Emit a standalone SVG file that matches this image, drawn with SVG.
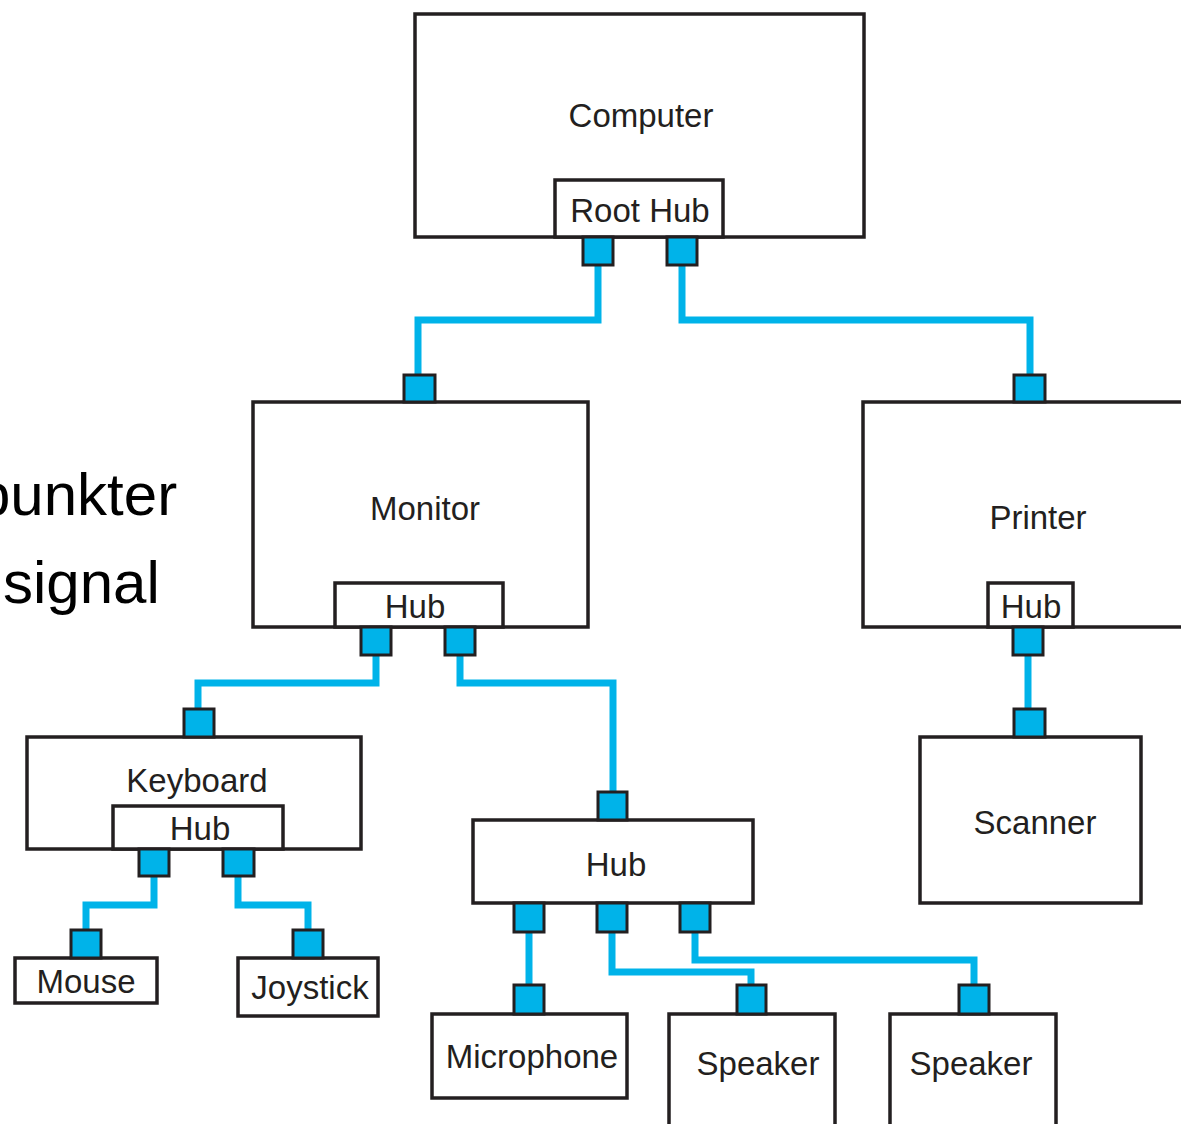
<svg xmlns="http://www.w3.org/2000/svg" width="1181" height="1124" viewBox="0 0 1181 1124">
<style>
.box{fill:#fff;stroke:#231f20;stroke-width:3.5}
.port{fill:#00b3e9;stroke:#231f20;stroke-width:3}
.wire{fill:none;stroke:#00b3e9;stroke-width:7;stroke-linejoin:miter}
.lbl{font-family:"Liberation Sans",Arial,sans-serif;font-size:33px;fill:#231f20;text-anchor:middle}
.side{font-family:"Liberation Sans",Arial,sans-serif;font-size:60px;fill:#000}
</style>
<rect width="1181" height="1124" fill="#fff"/>
<text class="side" x="-23" y="515">punkter</text>
<text class="side" x="3" y="603">signal</text>
<g id="connectors">
<path class="wire" d="M598,266 V320 H418 V375"/>
<path class="wire" d="M682,266 V320 H1030 V375"/>
<path class="wire" d="M376,656 V683 H198 V708"/>
<path class="wire" d="M460,656 V683 H613 V792"/>
<path class="wire" d="M154,876 V905 H86 V930"/>
<path class="wire" d="M238,876 V905 H308 V930"/>
<path class="wire" d="M529,932 V985"/>
<path class="wire" d="M612,932 V972 H751 V985"/>
<path class="wire" d="M695,932 V960 H974 V985"/>
<path class="wire" d="M1028,655 V709"/>
</g>
<g id="computer">
<rect class="box" x="415" y="14" width="449" height="223"/>
<text class="lbl" x="641" y="127">Computer</text>
<rect class="box" x="555" y="180" width="168" height="57"/>
<text class="lbl" x="640" y="222">Root Hub</text>
<rect class="port" x="583" y="237" width="30" height="28"/>
<rect class="port" x="667" y="237" width="30" height="28"/>
</g>
<g id="monitor">
<rect class="box" x="253" y="402" width="335" height="225"/>
<text class="lbl" x="425" y="520">Monitor</text>
<rect class="box" x="335" y="583" width="168" height="44"/>
<text class="lbl" x="415" y="618">Hub</text>
<rect class="port" x="404" y="375" width="31" height="27"/>
<rect class="port" x="361" y="627" width="30" height="28"/>
<rect class="port" x="445" y="627" width="30" height="28"/>
</g>
<g id="printer">
<rect class="box" x="863" y="402" width="330" height="225"/>
<text class="lbl" x="1038" y="529">Printer</text>
<rect class="box" x="988" y="583" width="85" height="44"/>
<text class="lbl" x="1031" y="618">Hub</text>
<rect class="port" x="1014" y="375" width="31" height="27"/>
<rect class="port" x="1013" y="627" width="30" height="28"/>
</g>
<g id="scanner">
<rect class="box" x="920" y="737" width="221" height="166"/>
<text class="lbl" x="1035" y="834">Scanner</text>
<rect class="port" x="1014" y="709" width="31" height="28"/>
</g>
<g id="keyboard">
<rect class="box" x="27" y="737" width="334" height="112"/>
<text class="lbl" x="197" y="792">Keyboard</text>
<rect class="box" x="113" y="806" width="170" height="43"/>
<text class="lbl" x="200" y="840">Hub</text>
<rect class="port" x="184" y="709" width="30" height="28"/>
<rect class="port" x="139" y="849" width="30" height="27"/>
<rect class="port" x="223" y="849" width="31" height="27"/>
</g>
<g id="mouse">
<rect class="box" x="15" y="958" width="142" height="45"/>
<text class="lbl" x="86" y="993">Mouse</text>
<rect class="port" x="71" y="930" width="30" height="28"/>
</g>
<g id="joystick">
<rect class="box" x="238" y="958" width="140" height="58"/>
<text class="lbl" x="310" y="999">Joystick</text>
<rect class="port" x="293" y="930" width="30" height="28"/>
</g>
<g id="hub">
<rect class="box" x="473" y="820" width="280" height="83"/>
<text class="lbl" x="616" y="876">Hub</text>
<rect class="port" x="598" y="792" width="29" height="28"/>
<rect class="port" x="514" y="903" width="30" height="29"/>
<rect class="port" x="597" y="903" width="30" height="29"/>
<rect class="port" x="680" y="903" width="30" height="29"/>
</g>
<g id="microphone">
<rect class="box" x="432" y="1014" width="195" height="84"/>
<text class="lbl" x="532" y="1068">Microphone</text>
<rect class="port" x="514" y="985" width="30" height="29"/>
</g>
<g id="speaker1">
<rect class="box" x="669" y="1014" width="166" height="120"/>
<text class="lbl" x="758" y="1075">Speaker</text>
<rect class="port" x="737" y="985" width="29" height="29"/>
</g>
<g id="speaker2">
<rect class="box" x="890" y="1014" width="166" height="120"/>
<text class="lbl" x="971" y="1075">Speaker</text>
<rect class="port" x="959" y="985" width="30" height="29"/>
</g>
</svg>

* * * * * * * * *

* [The request]: Omit the pictures and reproduce the listing exactly.

* [The output]:
Emit a standalone SVG file that matches this image, drawn with SVG.
<svg xmlns="http://www.w3.org/2000/svg" width="1181" height="1124" viewBox="0 0 1181 1124">
<style>
.box{fill:#fff;stroke:#231f20;stroke-width:3.5}
.port{fill:#00b3e9;stroke:#231f20;stroke-width:3}
.wire{fill:none;stroke:#00b3e9;stroke-width:7;stroke-linejoin:miter}
.lbl{font-family:"Liberation Sans",Arial,sans-serif;font-size:33px;fill:#231f20;text-anchor:middle}
.side{font-family:"Liberation Sans",Arial,sans-serif;font-size:60px;fill:#000}
</style>
<rect width="1181" height="1124" fill="#fff"/>
<text class="side" x="-23" y="515">punkter</text>
<text class="side" x="3" y="603">signal</text>
<g id="connectors">
<path class="wire" d="M598,266 V320 H418 V375"/>
<path class="wire" d="M682,266 V320 H1030 V375"/>
<path class="wire" d="M376,656 V683 H198 V708"/>
<path class="wire" d="M460,656 V683 H613 V792"/>
<path class="wire" d="M154,876 V905 H86 V930"/>
<path class="wire" d="M238,876 V905 H308 V930"/>
<path class="wire" d="M529,932 V985"/>
<path class="wire" d="M612,932 V972 H751 V985"/>
<path class="wire" d="M695,932 V960 H974 V985"/>
<path class="wire" d="M1028,655 V709"/>
</g>
<g id="computer">
<rect class="box" x="415" y="14" width="449" height="223"/>
<text class="lbl" x="641" y="127">Computer</text>
<rect class="box" x="555" y="180" width="168" height="57"/>
<text class="lbl" x="640" y="222">Root Hub</text>
<rect class="port" x="583" y="237" width="30" height="28"/>
<rect class="port" x="667" y="237" width="30" height="28"/>
</g>
<g id="monitor">
<rect class="box" x="253" y="402" width="335" height="225"/>
<text class="lbl" x="425" y="520">Monitor</text>
<rect class="box" x="335" y="583" width="168" height="44"/>
<text class="lbl" x="415" y="618">Hub</text>
<rect class="port" x="404" y="375" width="31" height="27"/>
<rect class="port" x="361" y="627" width="30" height="28"/>
<rect class="port" x="445" y="627" width="30" height="28"/>
</g>
<g id="printer">
<rect class="box" x="863" y="402" width="330" height="225"/>
<text class="lbl" x="1038" y="529">Printer</text>
<rect class="box" x="988" y="583" width="85" height="44"/>
<text class="lbl" x="1031" y="618">Hub</text>
<rect class="port" x="1014" y="375" width="31" height="27"/>
<rect class="port" x="1013" y="627" width="30" height="28"/>
</g>
<g id="scanner">
<rect class="box" x="920" y="737" width="221" height="166"/>
<text class="lbl" x="1035" y="834">Scanner</text>
<rect class="port" x="1014" y="709" width="31" height="28"/>
</g>
<g id="keyboard">
<rect class="box" x="27" y="737" width="334" height="112"/>
<text class="lbl" x="197" y="792">Keyboard</text>
<rect class="box" x="113" y="806" width="170" height="43"/>
<text class="lbl" x="200" y="840">Hub</text>
<rect class="port" x="184" y="709" width="30" height="28"/>
<rect class="port" x="139" y="849" width="30" height="27"/>
<rect class="port" x="223" y="849" width="31" height="27"/>
</g>
<g id="mouse">
<rect class="box" x="15" y="958" width="142" height="45"/>
<text class="lbl" x="86" y="993">Mouse</text>
<rect class="port" x="71" y="930" width="30" height="28"/>
</g>
<g id="joystick">
<rect class="box" x="238" y="958" width="140" height="58"/>
<text class="lbl" x="310" y="999">Joystick</text>
<rect class="port" x="293" y="930" width="30" height="28"/>
</g>
<g id="hub">
<rect class="box" x="473" y="820" width="280" height="83"/>
<text class="lbl" x="616" y="876">Hub</text>
<rect class="port" x="598" y="792" width="29" height="28"/>
<rect class="port" x="514" y="903" width="30" height="29"/>
<rect class="port" x="597" y="903" width="30" height="29"/>
<rect class="port" x="680" y="903" width="30" height="29"/>
</g>
<g id="microphone">
<rect class="box" x="432" y="1014" width="195" height="84"/>
<text class="lbl" x="532" y="1068">Microphone</text>
<rect class="port" x="514" y="985" width="30" height="29"/>
</g>
<g id="speaker1">
<rect class="box" x="669" y="1014" width="166" height="120"/>
<text class="lbl" x="758" y="1075">Speaker</text>
<rect class="port" x="737" y="985" width="29" height="29"/>
</g>
<g id="speaker2">
<rect class="box" x="890" y="1014" width="166" height="120"/>
<text class="lbl" x="971" y="1075">Speaker</text>
<rect class="port" x="959" y="985" width="30" height="29"/>
</g>
</svg>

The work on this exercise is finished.